I’m sitting in a round booth that’s designed for a double date or for 9 girls on ladies’ night. It’s a big circle. With great lighting.

I’m on a personal retreat, one of these that is prescribed by my counselor. (She writes the **best** prescriptions.) I walked into the hotel room, and of course within 7 minutes I had scattered my things on every flat surface in the room.

Note to Tricia: Nobody else will gather these things for you when you’re ready to check out. I know ‘checkout’ isn’t on your radar right now, but it will come. And you won’t be ready for the scavenger hunt for earrings and a cell phone charger.

The hostess and I chatted a bit while she waited for my (giant) table to be cleared and prepared. She has two tattoos on her forearm, and I love to ask about such things. When a person has a tattoo that’s visible, they always have an answer ready.

(Although I don’t always have my answer ready. I hem and haw around the book of Hosea and this verse and this word and that night and a holy moment with sacred writing, and my husband died three days later. By then, I’ve said so much in Christianese that the person has lost interest all but entirely. So then I say, “It’s my own handwriting, and they’re back in the game.

My ready-explanation, from this point forward, will be this: “My tattoo? It says ‘betrothed.’ It’s a reminder that even though I am a widow, I am still a bride.” And we’ll see where it goes from there.)

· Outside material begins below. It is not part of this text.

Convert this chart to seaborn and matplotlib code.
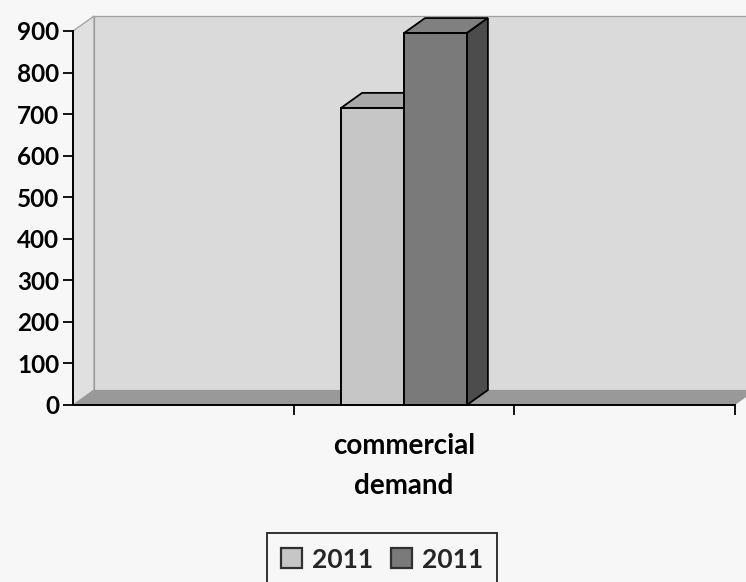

On one side of her arm, she had a long, flowery key. She called it a skeleton key, and I don’t really know what that means and I didn’t feel liek I could google very inconspicuously. (Google, my ever go-to for hot topics and words everyone else seems to understand.)

(Urban dictionary can also provide this service, although I always, always end up with more information than I intended to get and thereby a startled expression on my face.)

(I’m using a lot of parentheses. My editor would have a heyday. Hay day. Heigh dey. I hate when I don’t know how to spell a word.)

I complimented her on the skeleton key, which is indeed lovely and looks not skeletal at all. Then I noticed the ink on the other side: Rule Number 32.

As we walked through the dining room, navigating around chairs in a dimly lit room, she talked over her shoulder to tell me about a movie called Zombie Land – perhaps you’ve seen it, but I live in a land of Ninja Turtles and Phineas and Pherb, so zombies have an entirely different connotation for me. Green and animated.

In the movie, there are rules for living in a zombie land. And rule #32 is: Enjoy the small things. And just then, she seated me at this great big, round table that is nearly a private room.

Here I sit, practicing the fine art of dining alone, at a table set for a party. And I’m not sad.

I’m thinking of days when it will be filled again.

And I’m enjoying the small things. (Or in this case, the great big one.)